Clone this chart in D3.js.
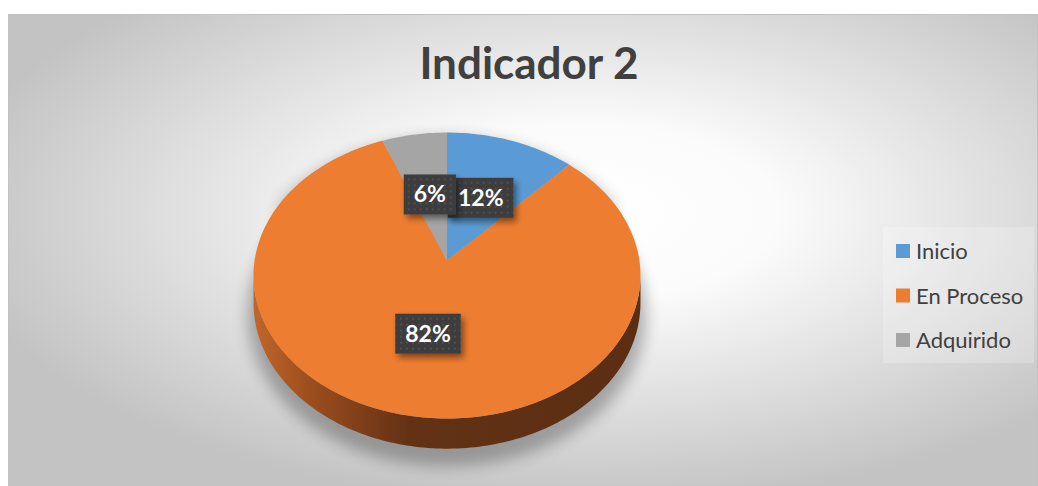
<!DOCTYPE html>
<html>
<head>
<meta charset="utf-8">
<script src="https://cdn.jsdelivr.net/npm/d3@7"></script>
<style>
  html, body { margin: 0; padding: 0; background: #fff; }
  svg { display: block; }
</style>
</head>
<body>
<div id="chart"></div>
<script>
// Chart data
var categories = ["Inicio", "En Proceso", "Adquirido"];
var values = [12, 82, 6];
var labels = ["12%", "82%", "6%"];
var colors = ["#5B9BD5", "#ED7D31", "#A5A5A5"];
var title = "Indicador 2";

var width = 1038, height = 486;

var svg = d3.select("#chart").append("svg")
    .attr("width", width)
    .attr("height", height);

var defs = svg.append("defs");

// Background gradient (white in the middle, grey at the edges)
var bg = defs.append("radialGradient").attr("id", "bg")
    .attr("cx", "0.56").attr("cy", "0.42").attr("r", "0.62");
bg.append("stop").attr("offset", "0").attr("stop-color", "#ffffff");
bg.append("stop").attr("offset", "0.3").attr("stop-color", "#fbfbfb");
bg.append("stop").attr("offset", "1").attr("stop-color", "#c3c3c3");

// Side of the pie
var side = defs.append("linearGradient").attr("id", "side")
    .attr("gradientUnits", "userSpaceOnUse")
    .attr("x1", 253).attr("x2", 640).attr("y1", 0).attr("y2", 0);
side.append("stop").attr("offset", "0").attr("stop-color", "#c2662b");
side.append("stop").attr("offset", "0.15").attr("stop-color", "#9c4d1d");
side.append("stop").attr("offset", "0.4").attr("stop-color", "#633215");
side.append("stop").attr("offset", "1").attr("stop-color", "#5b2e12");

// Soft shadow
var blur = defs.append("filter").attr("id", "blur")
    .attr("x", "-20%").attr("y", "-20%").attr("width", "140%").attr("height", "140%");
blur.append("feGaussianBlur").attr("stdDeviation", 7);

var boxShadow = defs.append("filter").attr("id", "boxShadow")
    .attr("x", "-30%").attr("y", "-30%").attr("width", "160%").attr("height", "160%");
boxShadow.append("feDropShadow").attr("dx", 3).attr("dy", 4)
    .attr("stdDeviation", 3).attr("flood-color", "#000").attr("flood-opacity", 0.45);

// Dotted label fill
var pat = defs.append("pattern").attr("id", "dots")
    .attr("patternUnits", "userSpaceOnUse").attr("width", 6).attr("height", 6);
pat.append("rect").attr("width", 6).attr("height", 6).attr("fill", "#3e3e3e");
pat.append("rect").attr("x", 2).attr("y", 2).attr("width", 1.6).attr("height", 1.6).attr("fill", "#575757");

// Chart area
svg.append("rect")
    .attr("x", 8.5).attr("y", 14.5)
    .attr("width", width - 9).attr("height", height - 14)
    .attr("fill", "url(#bg)")
    .attr("stroke", "#c2c2c2");

// Title
svg.append("text")
    .attr("x", 529).attr("y", 79)
    .attr("text-anchor", "middle")
    .attr("font-family", "Lato, 'Open Sans', sans-serif")
    .attr("font-weight", "bold")
    .attr("font-size", "44px")
    .attr("fill", "#404040")
    .text(title);

// Perspective projection of a point on the pie disc
var cx = 447, cy = 260.5;
var A = 192.4, B = 141.4, k = 0.105, depth = 27;

function proj(angle, r, down) {
    var d = 1 + k * r * Math.cos(angle);
    var x = cx + A * r * Math.sin(angle) / d;
    var y = cy - B * r * Math.cos(angle) / d;
    if (down) y += depth / d;
    return [x, y];
}

function rim(a0, a1, down) {
    var n = Math.max(2, Math.ceil(Math.abs(a1 - a0) / 0.02));
    return d3.range(n + 1).map(function(i) {
        return proj(a0 + (a1 - a0) * i / n, 1, down);
    });
}

var line = d3.line();
var color = d3.scaleOrdinal().domain(categories).range(colors);

var pie = d3.pie().sort(null).value(function(d) { return d; });
var arcs = pie(values);

// Visible part of the side wall (between the two widest points)
var sideStart = Math.acos(-k);
var sideEnd = 2 * Math.PI - sideStart;

// Shadow under the pie
svg.append("path")
    .attr("d", line(rim(sideStart - 0.6, sideEnd + 0.6, true).concat(rim(sideEnd + 0.6, sideStart - 0.6 + 2 * Math.PI, false))) + "Z")
    .attr("transform", "translate(" + cx + "," + (cy + 10) + ") scale(1.03,1.04) translate(" + (-cx) + "," + (-cy) + ")")
    .attr("fill", "#000")
    .attr("opacity", 0.28)
    .attr("filter", "url(#blur)");

// Side walls
arcs.forEach(function(a) {
    var s = Math.max(a.startAngle, sideStart);
    var e = Math.min(a.endAngle, sideEnd);
    if (e <= s) return;
    var pts = rim(s, e, false).concat(rim(e, s, true));
    svg.append("path")
        .attr("d", line(pts) + "Z")
        .attr("fill", "url(#side)");
});

// Top faces
svg.selectAll("path.slice")
    .data(arcs)
    .enter()
    .append("path")
    .attr("class", "slice")
    .attr("d", function(d) {
        return line([[cx, cy]].concat(rim(d.startAngle, d.endAngle, false))) + "Z";
    })
    .attr("fill", function(d, i) { return color(categories[i]); });

// Data labels
var lab = svg.selectAll("g.lab")
    .data(arcs)
    .enter()
    .append("g")
    .attr("class", "lab")
    .attr("transform", function(d) {
        var p = proj((d.startAngle + d.endAngle) / 2, 0.5, false);
        return "translate(" + p[0] + "," + p[1] + ")";
    });

lab.append("rect").attr("class", "box");
lab.append("text")
    .attr("text-anchor", "middle")
    .attr("y", 8)
    .attr("font-family", "Lato, 'Open Sans', sans-serif")
    .attr("font-weight", "bold")
    .attr("font-size", "23px")
    .attr("fill", "#ffffff")
    .text(function(d, i) { return labels[i]; });

lab.each(function() {
    var g = d3.select(this);
    var w = g.select("text").node().getComputedTextLength() + 20;
    g.select("rect")
        .attr("x", -w / 2).attr("y", -20)
        .attr("width", w).attr("height", 40)
        .attr("fill", "url(#dots)")
        .attr("filter", "url(#boxShadow)");
});

// Legend
var legend = svg.append("g");
legend.append("rect")
    .attr("x", 883).attr("y", 227)
    .attr("width", 151).attr("height", 136)
    .attr("fill", "#ffffff").attr("opacity", 0.22);

var ly = d3.scalePoint().domain(categories).range([251, 340]);

var item = legend.selectAll("g.item")
    .data(categories)
    .enter()
    .append("g")
    .attr("class", "item")
    .attr("transform", function(d) { return "translate(896," + ly(d) + ")"; });

item.append("rect")
    .attr("x", 0).attr("y", -7)
    .attr("width", 14).attr("height", 14)
    .attr("fill", function(d) { return color(d); });

item.append("text")
    .attr("x", 20).attr("y", 8)
    .attr("font-family", "Lato, 'Open Sans', sans-serif")
    .attr("font-size", "22px")
    .attr("fill", "#404040")
    .text(function(d) { return d; });
</script>
</body>
</html>
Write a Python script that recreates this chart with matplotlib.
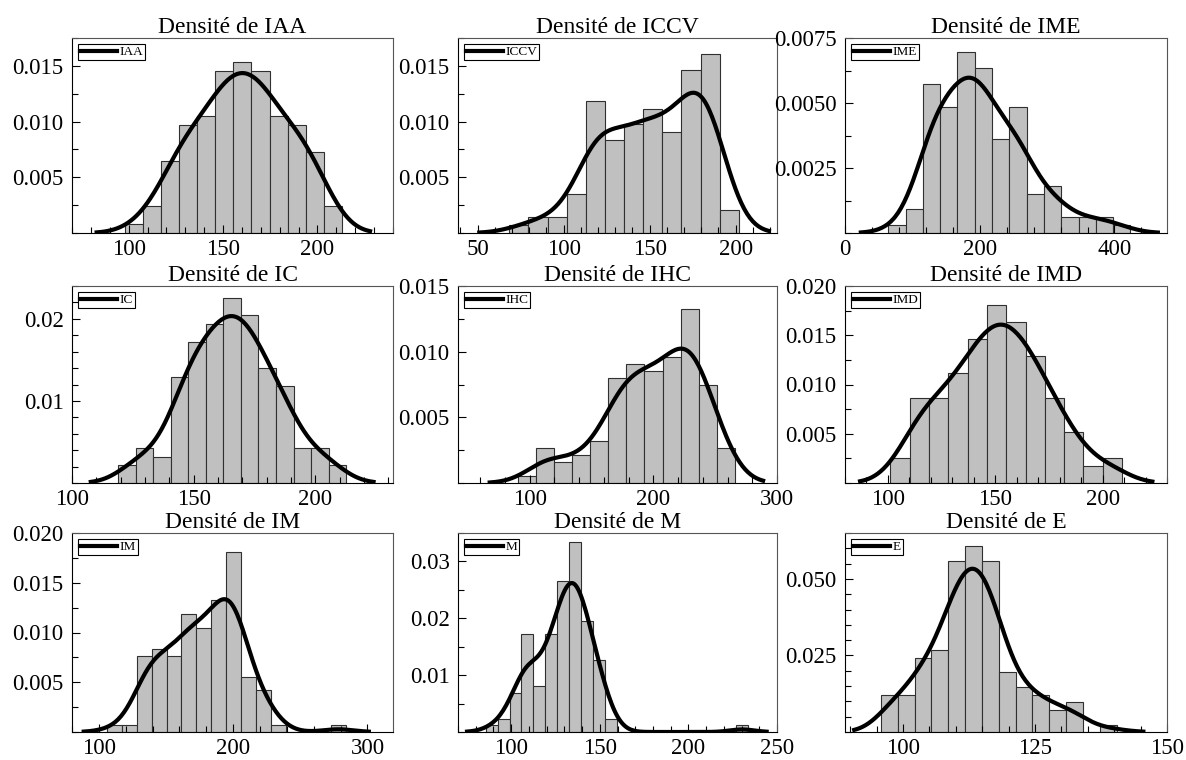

──────────

OBJECTIVE
Leave out the pictures and restate everything else word for word.

RESPONSE FOR THIS EXERCISE
Clone this chart in D3.js.
<!DOCTYPE html>
<html>
<head>
<meta charset="utf-8">
<script src="https://cdn.jsdelivr.net/npm/d3@7"></script>
<style>
  html, body { margin: 0; padding: 0; background: #fff; }
  svg { display: block; }
</style>
</head>
<body>
<div id="chart"></div>
<script>
// Chart data
var categories = ["Inicio", "En Proceso", "Adquirido"];
var values = [12, 82, 6];
var labels = ["12%", "82%", "6%"];
var colors = ["#5B9BD5", "#ED7D31", "#A5A5A5"];
var title = "Indicador 2";

var width = 1038, height = 486;

var svg = d3.select("#chart").append("svg")
    .attr("width", width)
    .attr("height", height);

var defs = svg.append("defs");

// Background gradient (white in the middle, grey at the edges)
var bg = defs.append("radialGradient").attr("id", "bg")
    .attr("cx", "0.56").attr("cy", "0.42").attr("r", "0.62");
bg.append("stop").attr("offset", "0").attr("stop-color", "#ffffff");
bg.append("stop").attr("offset", "0.3").attr("stop-color", "#fbfbfb");
bg.append("stop").attr("offset", "1").attr("stop-color", "#c3c3c3");

// Side of the pie
var side = defs.append("linearGradient").attr("id", "side")
    .attr("gradientUnits", "userSpaceOnUse")
    .attr("x1", 253).attr("x2", 640).attr("y1", 0).attr("y2", 0);
side.append("stop").attr("offset", "0").attr("stop-color", "#c2662b");
side.append("stop").attr("offset", "0.15").attr("stop-color", "#9c4d1d");
side.append("stop").attr("offset", "0.4").attr("stop-color", "#633215");
side.append("stop").attr("offset", "1").attr("stop-color", "#5b2e12");

// Soft shadow
var blur = defs.append("filter").attr("id", "blur")
    .attr("x", "-20%").attr("y", "-20%").attr("width", "140%").attr("height", "140%");
blur.append("feGaussianBlur").attr("stdDeviation", 7);

var boxShadow = defs.append("filter").attr("id", "boxShadow")
    .attr("x", "-30%").attr("y", "-30%").attr("width", "160%").attr("height", "160%");
boxShadow.append("feDropShadow").attr("dx", 3).attr("dy", 4)
    .attr("stdDeviation", 3).attr("flood-color", "#000").attr("flood-opacity", 0.45);

// Dotted label fill
var pat = defs.append("pattern").attr("id", "dots")
    .attr("patternUnits", "userSpaceOnUse").attr("width", 6).attr("height", 6);
pat.append("rect").attr("width", 6).attr("height", 6).attr("fill", "#3e3e3e");
pat.append("rect").attr("x", 2).attr("y", 2).attr("width", 1.6).attr("height", 1.6).attr("fill", "#575757");

// Chart area
svg.append("rect")
    .attr("x", 8.5).attr("y", 14.5)
    .attr("width", width - 9).attr("height", height - 14)
    .attr("fill", "url(#bg)")
    .attr("stroke", "#c2c2c2");

// Title
svg.append("text")
    .attr("x", 529).attr("y", 79)
    .attr("text-anchor", "middle")
    .attr("font-family", "Lato, 'Open Sans', sans-serif")
    .attr("font-weight", "bold")
    .attr("font-size", "44px")
    .attr("fill", "#404040")
    .text(title);

// Perspective projection of a point on the pie disc
var cx = 447, cy = 260.5;
var A = 192.4, B = 141.4, k = 0.105, depth = 27;

function proj(angle, r, down) {
    var d = 1 + k * r * Math.cos(angle);
    var x = cx + A * r * Math.sin(angle) / d;
    var y = cy - B * r * Math.cos(angle) / d;
    if (down) y += depth / d;
    return [x, y];
}

function rim(a0, a1, down) {
    var n = Math.max(2, Math.ceil(Math.abs(a1 - a0) / 0.02));
    return d3.range(n + 1).map(function(i) {
        return proj(a0 + (a1 - a0) * i / n, 1, down);
    });
}

var line = d3.line();
var color = d3.scaleOrdinal().domain(categories).range(colors);

var pie = d3.pie().sort(null).value(function(d) { return d; });
var arcs = pie(values);

// Visible part of the side wall (between the two widest points)
var sideStart = Math.acos(-k);
var sideEnd = 2 * Math.PI - sideStart;

// Shadow under the pie
svg.append("path")
    .attr("d", line(rim(sideStart - 0.6, sideEnd + 0.6, true).concat(rim(sideEnd + 0.6, sideStart - 0.6 + 2 * Math.PI, false))) + "Z")
    .attr("transform", "translate(" + cx + "," + (cy + 10) + ") scale(1.03,1.04) translate(" + (-cx) + "," + (-cy) + ")")
    .attr("fill", "#000")
    .attr("opacity", 0.28)
    .attr("filter", "url(#blur)");

// Side walls
arcs.forEach(function(a) {
    var s = Math.max(a.startAngle, sideStart);
    var e = Math.min(a.endAngle, sideEnd);
    if (e <= s) return;
    var pts = rim(s, e, false).concat(rim(e, s, true));
    svg.append("path")
        .attr("d", line(pts) + "Z")
        .attr("fill", "url(#side)");
});

// Top faces
svg.selectAll("path.slice")
    .data(arcs)
    .enter()
    .append("path")
    .attr("class", "slice")
    .attr("d", function(d) {
        return line([[cx, cy]].concat(rim(d.startAngle, d.endAngle, false))) + "Z";
    })
    .attr("fill", function(d, i) { return color(categories[i]); });

// Data labels
var lab = svg.selectAll("g.lab")
    .data(arcs)
    .enter()
    .append("g")
    .attr("class", "lab")
    .attr("transform", function(d) {
        var p = proj((d.startAngle + d.endAngle) / 2, 0.5, false);
        return "translate(" + p[0] + "," + p[1] + ")";
    });

lab.append("rect").attr("class", "box");
lab.append("text")
    .attr("text-anchor", "middle")
    .attr("y", 8)
    .attr("font-family", "Lato, 'Open Sans', sans-serif")
    .attr("font-weight", "bold")
    .attr("font-size", "23px")
    .attr("fill", "#ffffff")
    .text(function(d, i) { return labels[i]; });

lab.each(function() {
    var g = d3.select(this);
    var w = g.select("text").node().getComputedTextLength() + 20;
    g.select("rect")
        .attr("x", -w / 2).attr("y", -20)
        .attr("width", w).attr("height", 40)
        .attr("fill", "url(#dots)")
        .attr("filter", "url(#boxShadow)");
});

// Legend
var legend = svg.append("g");
legend.append("rect")
    .attr("x", 883).attr("y", 227)
    .attr("width", 151).attr("height", 136)
    .attr("fill", "#ffffff").attr("opacity", 0.22);

var ly = d3.scalePoint().domain(categories).range([251, 340]);

var item = legend.selectAll("g.item")
    .data(categories)
    .enter()
    .append("g")
    .attr("class", "item")
    .attr("transform", function(d) { return "translate(896," + ly(d) + ")"; });

item.append("rect")
    .attr("x", 0).attr("y", -7)
    .attr("width", 14).attr("height", 14)
    .attr("fill", function(d) { return color(d); });

item.append("text")
    .attr("x", 20).attr("y", 8)
    .attr("font-family", "Lato, 'Open Sans', sans-serif")
    .attr("font-size", "22px")
    .attr("fill", "#404040")
    .text(function(d) { return d; });
</script>
</body>
</html>
Write a Python script that recreates this chart with matplotlib.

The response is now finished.